Le gouvernement prévoit également de revoir le dispositif sur les « talents étrangers ». Même si les mots changent, l’entreprise reste la même : promouvoir une immigration « choisie » tout en la contrôlant pour éviter que trop de personnes ne s’engouffrent dans le dispositif. Finies les cartes « chercheurscientifique », « salarié en mission », « carte bleue européenne » ou encore « compétences et talents » : celles et ceux que l’on désire attirer se verront remettre la même carte d’une durée maximale de quatre ans portant la mention « passeport talent ». En lisant de près le projet, on se demande combien de cartes de ce type seront réellement délivrées. Pour ne prendre qu’un exemple, le « passeport talent » serait accordé « à l’étranger dont la renommée internationale est établie, qui vient exercer en France une activité dans un domaine scientifique, littéraire, artistique, intellectuel, éducatif ou sportif ». Le projet tend ainsi à réduire le nombre de personnes qui pouvaient jusqu’alors prétendre à une carte « scientifique » ou « artiste », pour lesquelles la réglementation en vigueur n’exige pas « une renommée internationale établie ».

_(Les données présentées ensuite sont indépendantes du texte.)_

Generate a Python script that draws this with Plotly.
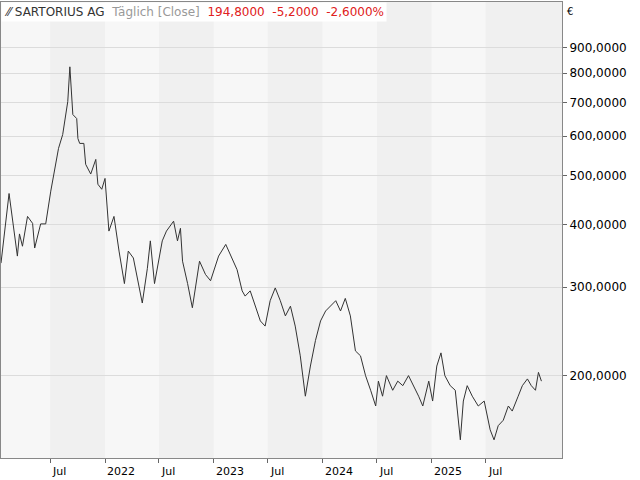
import plotly.graph_objects as go

# Sartorius AG daily close, EUR
dates = [
    "2021-01-17", "2021-02-13", "2021-03-13", "2021-03-20", "2021-03-30", "2021-04-16",
    "2021-05-03", "2021-05-10", "2021-05-30", "2021-06-16", "2021-07-03", "2021-07-29",
    "2021-08-12", "2021-08-29", "2021-09-05", "2021-09-15", "2021-09-28", "2021-10-02",
    "2021-10-08", "2021-10-22", "2021-10-28", "2021-11-14", "2021-12-01", "2021-12-08",
    "2021-12-21", "2022-01-01", "2022-01-14", "2022-01-31", "2022-02-17", "2022-03-07",
    "2022-03-20", "2022-04-06", "2022-05-06", "2022-05-23", "2022-06-02", "2022-06-16",
    "2022-07-12", "2022-07-26", "2022-08-19", "2022-09-01", "2022-09-11", "2022-09-18",
    "2022-10-05", "2022-10-21", "2022-11-14", "2022-12-04", "2022-12-21", "2023-01-17",
    "2023-02-10", "2023-02-27", "2023-03-20", "2023-04-06", "2023-04-16", "2023-05-03",
    "2023-05-20", "2023-06-06", "2023-06-22", "2023-07-09", "2023-07-26", "2023-08-12",
    "2023-08-29", "2023-09-15", "2023-10-01", "2023-10-18", "2023-11-04", "2023-11-21",
    "2023-12-08", "2023-12-25", "2024-01-11", "2024-01-28", "2024-02-14", "2024-03-01",
    "2024-03-17", "2024-04-03", "2024-04-20", "2024-05-07", "2024-05-24", "2024-06-10",
    "2024-06-27", "2024-07-06", "2024-07-20", "2024-08-02", "2024-08-23", "2024-09-09",
    "2024-09-26", "2024-10-15", "2024-11-02", "2024-11-18", "2024-12-02", "2024-12-22",
    "2025-01-04", "2025-01-18", "2025-02-01", "2025-02-14", "2025-03-04", "2025-03-21",
    "2025-04-07", "2025-04-17", "2025-04-30", "2025-05-17", "2025-06-06", "2025-06-26",
    "2025-07-16", "2025-07-29", "2025-08-12", "2025-08-29", "2025-09-15", "2025-09-28",
    "2025-10-18", "2025-11-01", "2025-11-18", "2025-12-01", "2025-12-15", "2025-12-25",
    "2026-01-04",
]
close = [
    335, 461, 346, 383, 362, 415,
    402, 359, 401, 401, 466, 567,
    604, 703, 824, 662, 650, 593,
    580, 580, 527, 504, 539, 481,
    470, 494, 388, 415, 354, 305,
    354, 343, 279, 327, 371, 305,
    371, 388, 406, 371, 393, 338,
    305, 273, 338, 318, 309, 346,
    365, 346, 325, 295, 288, 295,
    275, 257, 251, 282, 299, 282,
    263, 275, 251, 219, 182, 209,
    235, 257, 269, 275, 282, 269,
    285, 263, 224, 219, 200, 187,
    174, 195, 182, 200, 187, 195,
    191, 200, 191, 182, 174, 195,
    178, 209, 222, 200, 191, 187,
    149, 178, 191, 182, 174, 178,
    156, 149, 159, 163, 174, 170,
    182, 191, 197, 191, 187, 203,
    195,
]

tick_vals = [200, 300, 400, 500, 600, 700, 800, 900]
tick_text = ["%d,0000" % v for v in tick_vals]
x_tick_vals = ["2021-07-01", "2022-01-01", "2022-07-01", "2023-01-01", "2023-07-01",
               "2024-01-01", "2024-07-01", "2025-01-01", "2025-07-01"]
x_tick_text = ["Jul", "2022", "Jul", "2023", "Jul", "2024", "Jul", "2025", "Jul"]

fig = go.Figure()

# alternating half-year background bands
bounds = ["2021-01-01", "2021-07-01", "2022-01-01", "2022-07-01", "2023-01-01", "2023-07-01",
          "2024-01-01", "2024-07-01", "2025-01-01", "2025-07-01", "2026-06-01"]
for i in range(len(bounds) - 1):
    fig.add_shape(type="rect", xref="x", yref="paper", x0=bounds[i], x1=bounds[i + 1],
                  y0=0, y1=1, fillcolor="#f7f7f7" if i % 2 == 0 else "#f0f0f0",
                  line_width=0, layer="below")

fig.add_trace(go.Scatter(x=dates, y=close, mode="lines",
                         line=dict(color="#333333", width=1), showlegend=False))

# x tick labels as annotations so they sit snug under the axis
for tv, tt in zip(x_tick_vals, x_tick_text):
    fig.add_annotation(xref="x", yref="paper", x=tv, y=0, yshift=-5, xanchor="left",
                       yanchor="top", showarrow=False, text=tt,
                       font=dict(family="DejaVu Sans", size=11, color="#000"))

fig.add_annotation(
    xref="paper", yref="paper", x=0, y=1, xanchor="left", yanchor="top", showarrow=False,
    bgcolor="white", borderpad=2,
    text="<span style='color:#333'>⁄⁄ SARTORIUS AG</span>  <span style='color:#999'>Täglich [Close]</span>  "
         "<span style='color:#e02020'>194,8000  -5,2000  -2,6000%</span>",
    font=dict(family="DejaVu Sans", size=12),
)
fig.add_annotation(xref="paper", yref="paper", x=1.005, y=0.995, xanchor="left", yanchor="top",
                   showarrow=False, text="€", font=dict(family="DejaVu Sans", size=10, color="#000"))

fig.update_layout(
    width=640, height=480,
    margin=dict(l=1, r=78, t=2, b=22),
    paper_bgcolor="white", plot_bgcolor="#f7f7f7",
    font=dict(family="DejaVu Sans", size=12, color="#000"),
    xaxis=dict(range=["2021-01-17", "2026-03-14"], tickvals=x_tick_vals, showticklabels=False,
               showgrid=False, zeroline=False, ticks="outside", ticklen=4, tickcolor="#666",
               showline=True, linecolor="#888", mirror=True),
    yaxis=dict(type="log", range=[2.137, 3.045], side="right", tickvals=tick_vals,
               ticktext=tick_text, gridcolor="#dcdcdc", ticks="outside", ticklen=4,
               tickcolor="#666", showline=True, linecolor="#888", mirror=True,
               zeroline=False),
)

fig.write_html("out.html", config={"displayModeBar": False},
               post_script="document.body.style.margin='0';")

Le texte s’attaque enfin aux mesures d’éloignement et de privation de liberté visant les personnes étrangères en situation irrégulière. Est notamment prévue la possibilité de prononcer à l’encontre des ressortissants communautaires « une interdiction temporaire de circulation sur le territoire français » dès lors qu’ils auraient abusé de leur droit de circuler ou menacé l’ordre public. On voit bien quelle population est visée par cette nouveauté, en contradiction de prime abord avec les exigences du droit communautaire. D’autres dispositions peuvent à première vue séduire, comme la volonté affichée de promouvoir l’assignation à résidence plutôt que le placement en rétention. Mais il ne suffit pas de l’affirmer pour infléchir les pratiques. Par ailleurs, et il s’agit d’une disposition qui ne manquera pas d’être largement commentée par les praticiens du droit des étrangers, dans la mouture actuelle du texte, il est prévu de revenir sur la répartition des rôles entre le juge administratif et le juge des libertés et de la détention. Ainsi le juge administratif, saisi d’un recours en annulation d’une décision de placement en rétention, serait-il seul compétent pour contrôler – si on le lui demande, bien sûr – la régularité des conditions de l’interpellation, de la retenue ou de la garde à vue. Le juge des libertés et de la détention verrait dès lors son champ d’intervention restreint à l’examen des garanties de représentation et aux conditions de la rétention. Ce transfert de compétences bouscule de front l’article 66 de la Constitution qui érige le juge judiciaire en gardien de la liberté individuelle et on peut donc douter qu’il soit maintenu dans le texte définitif. Il n’en est pas moins significatif d’une volonté de faire feu de tout bois pour accélérer les procédures d’éloignement.
Une réforme du code de l’entrée et du séjour des étrangers et du droit d’asile (Ceseda) s’imposait certes pour faire sortir la législation sur l’immigration de la logique policière dans laquelle elle est enfermée depuis de trop nombreuses années, au détriment des droits les plus élémentaires des étrangères et des étrangers installés en France. Mais le projet qu’on nous propose – comme, du reste, le projet sur l’asile qui mériterait hélas les mêmes commentaires désabusés – se situe dans l’exact prolongement des lois antérieures et ne peut en rien se prévaloir d’une vision « de gauche », soucieuse des droits fondamentaux.